Rockefeller also funded the archaeological work that Nusbaum undertook in the quiet months of winter. Nusbaum rarely had professionally trained staff, so he taught his local workers archaeological skills himself. In Rockefeller-funded excavations from 1924 to 1929, Nusbaum was able to gain far greater understanding of the Anasazi peoples and recover important materials for the park museum.
Rockefeller Gift to Mesa Verde Museum
The Chapin Mesa Archaeological Museum received over 100 works of “Native American Culture, by Native American artists, including pieces by tribal community members traditionally associated with Mesa Verde National Park.”
The gifts to the museum include a Navajo (Diné) rug with the woven initials J.D.R.; pots by San Ildefonso artist Maria Montoya Martinez (Poveka) and her husband Julian Martinez; wood sculptures by John Louis Clarke, and paintings by artists of the Taos School, including Eanger Couse and Joseph Henry Sharp.
The Gift to the Museum of Fine Arts, Boston
In the case of the Museum of Fine Arts Boston (MFA), the gift of 52 works by artists from 13 Native American tribes and nations is particularly timely. The MFA has stated that its Native American collection had been understudied and largely left in store for decades. To remedy the situation, the museum has recently begun a “renewal of its commitment to the collection, interpretation and display” of Native American art. The gifts from the Rockefeller collection to the MFA includes Plains beadwork, Navajo rugs, pottery, watercolors and baskets.
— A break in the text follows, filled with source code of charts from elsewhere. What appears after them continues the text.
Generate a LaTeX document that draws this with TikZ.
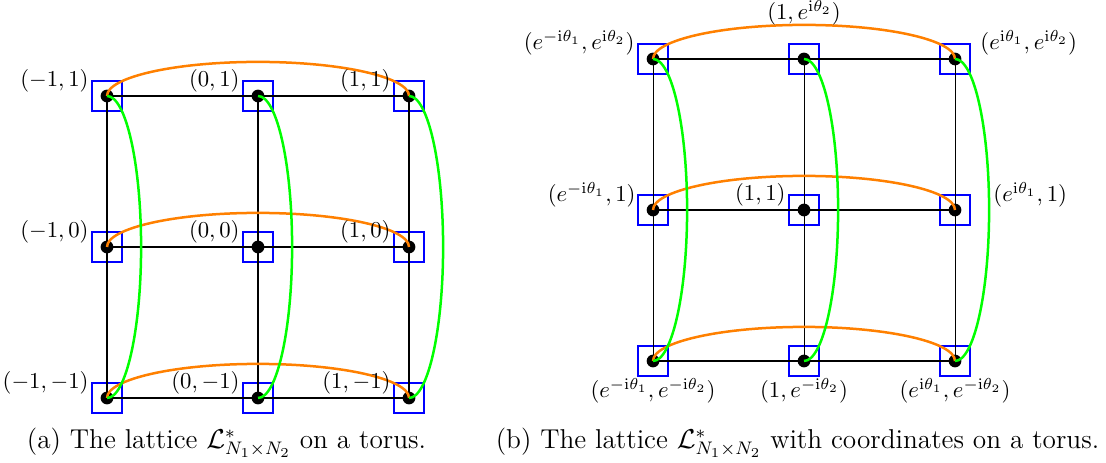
\documentclass[tikz,border=0pt]{standalone}
\usepackage{amsmath}
\begin{document}
\begin{tikzpicture}[x=0.44pt,y=0.44pt,
  latpt/.style={draw=blue,line width=0.5pt,minimum size=13.2pt,inner sep=0pt,shape=rectangle},
  latdot/.style={fill=black,circle,inner sep=0pt,minimum size=5.6pt},
  gridline/.style={line width=0.45pt,black},
  orangearc/.style={orange,line width=1.1pt},
  greenarc/.style={green,line width=1.1pt},
  labtext/.style={inner sep=0pt,font=\normalsize},
  captext/.style={inner sep=0pt,font=\large}]
\useasboundingbox (0,0) rectangle (1106,462);
% left panel nodes
\foreach \i/\x in {1/107,2/258,3/409}
  \foreach \j/\y in {1/366,2/215,3/64}
    \node[latpt] (a\i\j) at (\x,\y) {};
% right panel nodes
\foreach \i/\x in {1/653,2/804,3/955}
  \foreach \j/\y in {1/403,2/252,3/101}
    \node[latpt] (b\i\j) at (\x,\y) {};
% grid lines
\foreach \p in {a,b}{
  \foreach \j in {1,2,3}{
    \draw[gridline] (\p1\j.center) -- (\p2\j.center) -- (\p3\j.center);
    \draw[gridline] (\p\j1.center) -- (\p\j2.center) -- (\p\j3.center);
  }
}
% dots
\foreach \p in {a,b}
  \foreach \i in {1,2,3}
    \foreach \j in {1,2,3}
      \node[latdot] (d\p\i\j) at (\p\i\j.center) {};
% orange arcs
\foreach \p in {a,b}
  \foreach \j in {1,2,3}
    \draw[orangearc] (\p1\j.center) arc[start angle=180,end angle=0,x radius=66.44pt,y radius=15pt];
% green arcs
\foreach \p in {a,b}
  \foreach \i in {1,2,3}
    \draw[greenarc] (\p\i1.center) arc[start angle=90,end angle=-90,x radius=15pt,y radius=66.44pt];
% left labels
\node[labtext,anchor=base east] (la11) at ([shift={(-18,9)}]a11.center) {$(-1,1)$};
\node[labtext,anchor=base east] (la21) at ([shift={(-18,9)}]a21.center) {$(0,1)$};
\node[labtext,anchor=base east] (la31) at ([shift={(-18,9)}]a31.center) {$(1,1)$};
\node[labtext,anchor=base east] (la12) at ([shift={(-18,9)}]a12.center) {$(-1,0)$};
\node[labtext,anchor=base east] (la22) at ([shift={(-18,9)}]a22.center) {$(0,0)$};
\node[labtext,anchor=base east] (la32) at ([shift={(-18,9)}]a32.center) {$(1,0)$};
\node[labtext,anchor=base east] (la13) at ([shift={(-18,9)}]a13.center) {$(-1,-1)$};
\node[labtext,anchor=base east] (la23) at ([shift={(-18,9)}]a23.center) {$(0,-1)$};
\node[labtext,anchor=base east] (la33) at ([shift={(-18,9)}]a33.center) {$(1,-1)$};
% right labels
\node[labtext,anchor=base east] (lb11) at ([shift={(-18,9)}]b11.center) {$(e^{-\mathrm{i}\theta_1},e^{\mathrm{i}\theta_2})$};
\node[labtext,anchor=base] (lb21) at ([shift={(0,39)}]b21.center) {$(1,e^{\mathrm{i}\theta_2})$};
\node[labtext,anchor=base west] (lb31) at ([shift={(25,9)}]b31.center) {$(e^{\mathrm{i}\theta_1},e^{\mathrm{i}\theta_2})$};
\node[labtext,anchor=base east] (lb12) at ([shift={(-17,8)}]b12.center) {$(e^{-\mathrm{i}\theta_1},1)$};
\node[labtext,anchor=base east] (lb22) at ([shift={(-18,9)}]b22.center) {$(1,1)$};
\node[labtext,anchor=base west] (lb32) at ([shift={(38,8)}]b32.center) {$(e^{\mathrm{i}\theta_1},1)$};
\node[labtext,anchor=base] (lb13) at ([shift={(0,-37)}]b13.center) {$(e^{-\mathrm{i}\theta_1},e^{-\mathrm{i}\theta_2})$};
\node[labtext,anchor=base] (lb23) at ([shift={(0,-37)}]b23.center) {$(1,e^{-\mathrm{i}\theta_2})$};
\node[labtext,anchor=base] (lb33) at ([shift={(0,-37)}]b33.center) {$(e^{\mathrm{i}\theta_1},e^{-\mathrm{i}\theta_2})$};
% captions
\node[captext,anchor=base] (capa) at (226.5,14) {(a) The lattice $\mathcal{L}^*_{N_1\times N_2}$ on a torus.};
\node[captext,anchor=base] (capb) at (797.5,14) {(b) The lattice $\mathcal{L}^*_{N_1\times N_2}$ with coordinates on a torus.};
\end{tikzpicture}
\end{document}
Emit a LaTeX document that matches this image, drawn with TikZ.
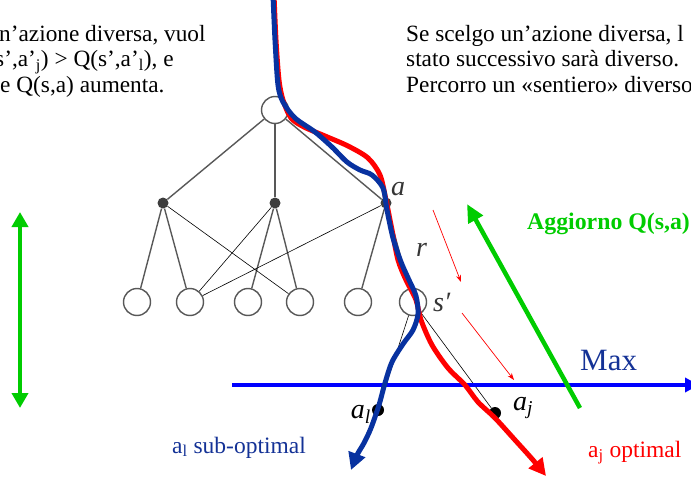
\documentclass[tikz,border=0pt]{standalone}
\usepackage{fontspec}
\setmainfont{Liberation Serif}
\usepackage{xcolor}
\definecolor{treegray}{RGB}{88,88,88}
\definecolor{pathred}{RGB}{255,0,0}
\definecolor{pathblue}{RGB}{8,50,160}
\definecolor{maxblue}{RGB}{0,0,255}
\definecolor{labblue}{RGB}{20,50,150}
\definecolor{upgreen}{RGB}{0,204,0}
\usetikzlibrary{arrows.meta,positioning}

\begin{document}
\begin{tikzpicture}[x=1pt,y=-1pt,
  stato/.style={circle,draw=treegray,fill=white,line width=1.4pt,
                minimum size=27pt,inner sep=0pt},
  azione/.style={circle,fill=treegray!70!black,minimum size=11pt,inner sep=0pt},
  arco/.style={draw=treegray,line width=1.4pt},
  incrocio/.style={draw=black,line width=0.6pt},
  testo/.style={font=\fontsize{23.3}{26}\selectfont,inner sep=0pt,anchor=base west},
  etich/.style={font=\fontsize{28}{30}\selectfont\itshape,inner sep=0pt,anchor=base west},
  punto/.style={circle,fill=black,minimum size=12pt,inner sep=0pt},
  percorso/.style={line width=5pt,line cap=round,line join=round,
                   -{Triangle[length=17pt,width=17pt]}},
  freccina/.style={draw=pathred,line width=0.7pt,-{Stealth[length=7pt,width=5pt]}},
  verde/.style={draw=upgreen,line width=4.5pt,{Triangle[length=15pt,width=16pt]}-{Triangle[length=15pt,width=16pt]}},
]
  \useasboundingbox (0,0) rectangle (691,479);
  \clip (0,0) rectangle (691,479);

  %% Testo in alto
  \node[testo](lt1) at (-1,41) {n’azione diversa, vuol};
  \node[testo](lt2) at (-5,66.5) {s’,a’\textsubscript{j}) > Q(s’,a’\textsubscript{l}), e};
  \node[testo](lt3) at (0,92) {e Q(s,a) aumenta.};
  \node[testo](rt1) at (406,41) {Se scelgo un’azione diversa, l};
  \node[testo](rt2) at (406,66.5) {stato successivo sarà diverso.};
  \node[testo](rt3) at (406,92) {Percorro un «sentiero» diverso};

  %% Albero
  \node[stato](root) at (275,110) {};
  \node[azione](act1) at (163,203) {};
  \node[azione](act2) at (275,203) {};
  \node[azione](act3) at (386,203) {};
  \foreach \i/\x in {1/137,2/190,3/248,4/300,5/358,6/413}
    \node[stato](leaf\i) at (\x,302) {};
  \foreach \a in {1,2,3}
    \draw[arco] (root) -- (act\a);
  \draw[arco] (act1) -- (leaf1); \draw[arco] (act1) -- (leaf2);
  \draw[arco] (act2) -- (leaf3); \draw[arco] (act2) -- (leaf4);
  \draw[arco] (act3) -- (leaf5); \draw[arco] (act3) -- (leaf6);
  \draw[incrocio] (act1) -- (leaf4);
  \draw[incrocio] (act2) -- (leaf2);
  \draw[incrocio] (act3) -- (leaf2);
  \node[etich,text=treegray!60!black](la) at (391,195) {a};
  \node[etich,text=treegray!60!black](lr) at (416,256) {r};
  \node[etich,text=treegray!60!black](ls) at (433,311) {s′};

  %% Azioni successive
  \node[punto](al) at (378,410) {};
  \node[punto](aj) at (495,413) {};
  \draw[incrocio] (leaf6) -- (al);
  \draw[incrocio] (leaf6) -- (aj);
  \node[etich,anchor=base east](lal) at (371,418) {a\textsubscript{l}};
  \node[etich](laj) at (513,410) {a\textsubscript{j}};

  %% Max
  \coordinate (mx0) at (232,385);
  \coordinate (mx1) at (699,385);
  \draw[maxblue,line width=3.5pt,-{Triangle[length=14pt,width=14pt]}] (mx0) -- (mx1);
  \node[inner sep=0pt,anchor=base west,text=labblue,font=\fontsize{31}{33}\selectfont](max) at (580,370) {Max};

  %% Frecce rosse
  \coordinate (r1a) at (433,210); \coordinate (r1b) at (461,282);
  \coordinate (r2a) at (462,313); \coordinate (r2b) at (514,380);
  \draw[freccina] (r1a) -- (r1b);
  \draw[freccina] (r2a) -- (r2b);

  %% Aggiornamento
  \coordinate (g0) at (580,408); \coordinate (g1) at (467,204);
  \draw[upgreen,line width=4.5pt,-{Triangle[length=18pt,width=16pt]}] (g0) -- (g1);
  \node[inner sep=0pt,anchor=base west,text=upgreen,font=\fontsize{23.8}{25}\selectfont\bfseries](agg) at (527,229) {Aggiorno Q(s,a)};
  \coordinate (gsu) at (20,212); \coordinate (ggiu) at (20,408);
  \draw[verde] (gsu) -- (ggiu);

  %% Percorsi
  \draw[percorso,pathred] plot[smooth,tension=0.5] coordinates {
    (274,-5) (276,40) (279,80) (283,100) (291,118) (304,127) (325,136)
    (348,146) (368,158) (380,175) (386,200) (392,230) (398,260) (406,280)
    (416,300) (421,320) (432,345) (448,368) (465,385) (478,402) (495,418)
    (515,440) (533,460) (546,476)};
  \draw[percorso,pathblue] plot[smooth,tension=0.5] coordinates {
    (273,-5) (275,40) (278,85) (283,102) (295,118) (315,132) (332,147)
    (347,162) (360,170) (372,175) (383,188) (387,210) (393,238) (401,262)
    (409,280) (416,296) (418,314) (413,330) (403,344) (392,362) (385,383)
    (379,405) (371,428) (364,443) (357,455) (351,470)};

  %% Etichette in basso
  \node[inner sep=0pt,anchor=base west,text=labblue,font=\fontsize{23.5}{25}\selectfont](subopt) at (172,453) {a\textsubscript{l} sub-optimal};
  \node[inner sep=0pt,anchor=base west,text=pathred,font=\fontsize{23.5}{25}\selectfont](opt) at (588,457) {a\textsubscript{j} optimal};
\end{tikzpicture}
\end{document}
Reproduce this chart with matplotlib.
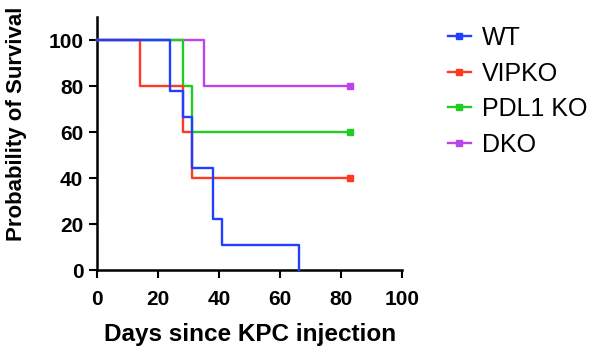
import matplotlib
matplotlib.use("Agg")
import matplotlib.pyplot as plt
from matplotlib.lines import Line2D

plt.rcParams['font.family'] = ['Liberation Sans', 'DejaVu Sans']

groups = ['WT', 'VIPKO', 'PDL1 KO', 'DKO']
colors = ['#2040ff', '#ff3a22', '#22cc22', '#bb44ee']

# Kaplan-Meier step points (days, survival %)
wt_days = [0, 24, 28, 31, 38, 41, 66]
wt_surv = [100, 77.8, 66.7, 44.4, 22.2, 11.1, 0]
vipko_days = [0, 14, 28, 31, 83]
vipko_surv = [100, 80, 60, 40, 40]
pdl1_days = [0, 28, 31, 83]
pdl1_surv = [100, 80, 60, 60]
dko_days = [0, 35, 83]
dko_surv = [100, 80, 80]

series = [(wt_days, wt_surv), (vipko_days, vipko_surv),
          (pdl1_days, pdl1_surv), (dko_days, dko_surv)]
censored = [False, True, True, True]

fig = plt.figure(figsize=(5.89, 3.48), dpi=100)
ax = fig.add_axes([0.165, 0.224, 0.518, 0.727])

# WT drawn on top, DKO at the bottom
for i, ((d, s), c, cens) in enumerate(zip(series, colors, censored)):
    z = 10 - i
    ax.step(d, s, where='post', color=c, lw=1.7, clip_on=False, zorder=z)
    if cens:
        ax.plot(d[-1], s[-1], marker='s', ms=4, color=c, clip_on=False, zorder=z)

ax.set_xlim(0, 100)
ax.set_ylim(0, 110)
ax.set_xticks(range(0, 101, 20))
ax.set_yticks(range(0, 101, 20))
for side in ['top', 'right']:
    ax.spines[side].set_visible(False)
for side in ['left', 'bottom']:
    ax.spines[side].set_linewidth(1.8)
ax.tick_params(width=1.5, length=6, labelsize=15)
ax.tick_params(axis='y', pad=4)
ax.tick_params(axis='x', pad=8.5)
for lab in ax.get_xticklabels() + ax.get_yticklabels():
    lab.set_fontweight('bold')
ax.set_xlabel('Days since KPC injection', fontsize=17.5, fontweight='bold', labelpad=10)
ax.set_ylabel('Probability of Survival', fontsize=16, fontweight='bold')
ax.yaxis.set_label_coords(-0.23, 0.577)

handles = [Line2D([0], [0], color=c, lw=1.7, marker='s', ms=4) for c in colors]
fig.legend(handles, groups, loc='upper left', bbox_to_anchor=(0.76, 0.925),
           frameon=False, fontsize=18, handlelength=0.92, handletextpad=0.45,
           labelspacing=0.46, borderpad=0, borderaxespad=0)

fig.savefig('out.png', dpi=100)
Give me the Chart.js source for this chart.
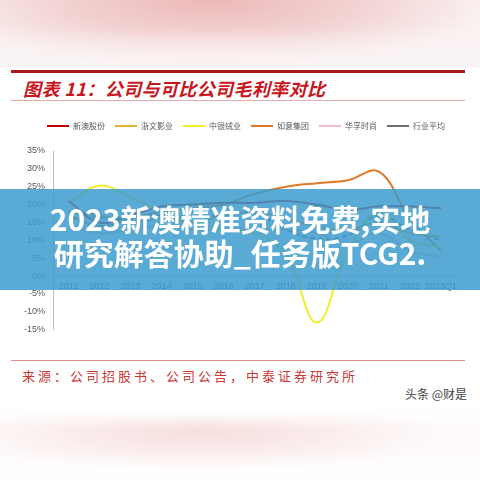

The Boston museum’s Art of the Americas wing opened in 2011. In giving new attention to the MFA’s early Native American acquisitions. Its galleries do not so much present a timeline as a narrative about development and change, for example, showing pottery of the ancient Mississippi Mound Builders and the overtly contemporary ceramics of Cochiti Pueblo, Berkeley, UCLA and Parson-trained Diego Romero.
The MFA’s current exhibition, “Collecting Stories: NativeAmerican Art,” documents the early years of MFA collecting after the museum opened in 1876. This exhibition tells as much about many other U.S. museums as it does the MFA, as it explores the justification for relegating Native American materials to anthropology and natural history museums during much of the 20th century. In recovering Native American materials from obscurity and giving them pride of place in fine arts museums, the MFA says that, “As both works of art and souvenirs, these objects initially fit into the MFA’s educational mission to represent art in all media and from all cultures.”
Because the group of Native American objects gifted to MFA Boston and Mesa Verde from the David Rockefeller Estate were displayed in the Mt. Desert Island property in Maine, the collection is new to the public. Its display at Mesa Verde will now enable many Americans to see this part of U.S. art history and archaeology together in the landscape that inspired it.